Amidst dearth of funds and hassle to provide quality legal education, the fee differential between a regular student and an NRI student act as an allurement for the NLUs. The flow of fund in the form of higher fees from NRIs to financially secure the institute was also recognised by the court in Inamdar’s judgement. However, with this affirmation, the court also added that these funds collected from NRIs must be utilised for subsidising the education of students hailing from economically weaker sections of the society.

Jain, in his study (2018) provided statistics which proves how only a negligible percentage of the total fee collected from NRIs are used for subsiding education of students from the weaker background. The statistics provide that the highest utilisation of the NRIs fund to subsidise fee for students from the weaker background is done by MNLU, Mumbai, which is 7.55%. The subsidy percentage of NLSIU, NALSAR didn’t even cross 3%.

What the court didn’t consider that these are educational institutions and not barter houses, the deficit created by insufficient funding could not be equalised through charging a set of candidates’ higher fee and providing them seats. Rather, the funding from NRI quota could be prone to misuse and commercialisation of education. Speaking about the commercialisation of education, it’s important to bring in the philosophy of Ambedkar on education. Dr Ambedkar, in Bombay Legislative Council in the year 1927 spoke in length and breadth on how the colleges financed through the fee collected are not imparting education but are commercialising it. According to him education is not quid pro quo and must be “cheapened”, with cheapened Ambedkar meant that the funding must come from the State rather than dependence on the fees. Further, “Socialism” in the Preamble of Indian Constitution in its true essence duty bounds the State from ceasing any such commercialisation, at least in the public institutions.

THE WAY AHEAD

The structural loophole in the NLUs has deprived many meritorious and hardworking students of getting into the desired institutions, just because they couldn’t afford to pay higher fees. The seats which could have helped many such students to reach their goals, but these seats were served to already privileged and elites. The irregularities in the admission procedure rather suggest that anyone with deep pockets can get admission in these institutions by surpassing the merit.
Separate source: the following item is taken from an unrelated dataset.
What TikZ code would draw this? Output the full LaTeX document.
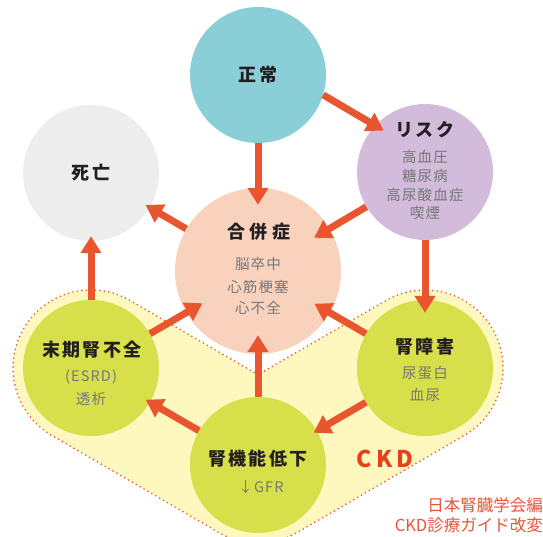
\documentclass[tikz,border=0pt]{standalone}
\usepackage{fontspec}
\setmainfont{Noto Sans CJK JP}
\usetikzlibrary{arrows.meta}
\definecolor{arrowc}{HTML}{E9552F}
\definecolor{zc}{HTML}{8ACFD8}
\definecolor{rkc}{HTML}{D2BBDB}
\definecolor{sbc}{HTML}{EDEDED}
\definecolor{gpc}{HTML}{F9D2BE}
\definecolor{grc}{HTML}{D7DF4A}
\definecolor{ckdfill}{HTML}{FEF7BE}
\definecolor{ckdtext}{HTML}{E8401C}
\definecolor{titlec}{HTML}{231F20}
\definecolor{subc}{HTML}{777777}
\definecolor{srcc}{HTML}{E8553A}
\begin{document}
\begin{tikzpicture}[x=1pt,y=-1pt,
  circ/.style={circle, minimum size=136pt, inner sep=0pt},
  arr/.style={draw=arrowc, line width=7pt, -{Triangle[width=20pt,length=17pt]}},
  ttl/.style={font=\bfseries\fontsize{18}{20}\selectfont\addfontfeatures{LetterSpace=12}, text=titlec, inner sep=0pt},
  sub/.style={font=\fontsize{14.5}{16}\selectfont\addfontfeatures{LetterSpace=8}, text=subc, inner sep=0pt},
  srctext/.style={font=\fontsize{16.5}{18}\selectfont, text=srcc, inner sep=0pt, anchor=east}
]
\useasboundingbox (0,0) rectangle (543,537);
% CKD region
\path[fill=ckdfill, draw=arrowc, line width=1.8pt, line cap=round, dash pattern=on 0pt off 4.5pt]
  (258,374.7) -- (130.2,300.5) arc[start angle=59.85, end angle=239.85, radius=78pt]
  -- (218.8,532.5) arc[start angle=239.85, end angle=300.15, radius=78pt]
  -- (464.2,435.5) arc[start angle=-59.85, end angle=120.15, radius=78pt]
  -- cycle;
% circles
\node[circ, fill=zc]  (z)  at (258,75)  {};
\node[circ, fill=rkc] (rk) at (425,172) {};
\node[circ, fill=sbc] (sb) at (91,173)  {};
\node[circle, minimum size=166pt, inner sep=0pt, fill=gpc] (gp) at (258,271) {};
\node[circ, fill=grc] (mk) at (91,368)  {};
\node[circ, fill=grc] (js) at (425,368) {};
\node[circ, fill=grc] (tk) at (258,465) {};
% texts
\node[ttl] (zt) at (258,75) {正常};
\node[ttl] (rkt) at (425,130) {リスク};
\node[sub] (rk1) at (425,157) {高血圧};
\node[sub] (rk2) at (425,176) {糖尿病};
\node[sub] (rk3) at (425,195) {高尿酸血症};
\node[sub] (rk4) at (425,213) {喫煙};
\node[ttl] (sbt) at (91,173) {死亡};
\node[ttl, font=\bfseries\fontsize{18}{20}\selectfont\addfontfeatures{LetterSpace=24}] (gpt) at (259,232) {合併症};
\node[sub] (gp1) at (258,264) {脳卒中};
\node[sub] (gp2) at (258,287) {心筋梗塞};
\node[sub] (gp3) at (258,308) {心不全};
\node[ttl] (mkt) at (92,350) {末期腎不全};
\node[sub] (mk1) at (91,377) {(ESRD)};
\node[sub] (mk2) at (91,399) {透析};
\node[ttl] (jst) at (425,347) {腎障害};
\node[sub] (js1) at (425,373) {尿蛋白};
\node[sub] (js2) at (425,395) {血尿};
\node[ttl] (tkt) at (258,459) {腎機能低下};
\node[sub] (tk1) at (261,487) {↓GFR};
\node[font=\bfseries\fontsize{23}{25}\selectfont\addfontfeatures{LetterSpace=18}, text=ckdtext, inner sep=0pt] (ckd) at (385,459) {CKD};
\node[srctext] (src1) at (543,505) {日本腎臓学会編};
\node[srctext] (src2) at (543,525) {CKD診療ガイド改変};
% arrows
\draw[arr, shorten >=-17pt] (z) -- (gp);
\draw[arr, shorten >=-10pt] (z.-17) -- (rk.137);
\draw[arr, shorten >=-18pt] (rk) -- (gp);
\draw[arr, shorten >=-13pt] (rk) -- (js);
\draw[arr, shorten >=-5pt] (gp) -- (sb);
\draw[arr, shorten >=-5pt] (mk) -- (sb);
\draw[arr, shorten >=-19pt] (mk) -- (gp);
\draw[arr, shorten >=-18pt] (js) -- (gp);
\draw[arr, shorten >=-19pt] (tk) -- (gp);
\draw[arr, shorten >=-4pt] (js) -- (tk);
\draw[arr, shorten >=-5pt] (tk) -- (mk);
\end{tikzpicture}
\end{document}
In recent times, these institutions are still far from the dream of Prof. Madhava Menon and are currently acting as an instrument of exclusion.

The regulations and conditions in the form of safety valve from arbitrary misuse laid down by the Supreme Court in the judgement of Inamdar, are violated by most of the NLUs. These institutions at the place of aligning to the conditions, work on whims and fancies. The arbitrariness in the selection process does lead to class disparity and failure of ideal objectives behind setting up of these institutions.

The recent judgment of the Supreme Court in Nilaya Gupta followed by the judgement of Ishika Patnaik by Orissa High Court suggests that now courts are critically scrutinising this quota. Nullity of the quota is expected soon, else exclusionary system will keep depriving candidates of their rightful seats. Till the time strict scrutiny of NRI quota is done on the Constitutional merits, NLUs would remain a paradoxical dream.

A judgement by the High Court of Orissa in Ishika Patnaik vs. National Law University Odisha and ors (2020) brought the requirement and validity of these seats in the contemporary debate. A writ petition was filed by a candidate after her application was not considered for admission under NRIs category. The court observed that the NRIs’ quota is an ‘affront to meritorious candidates’.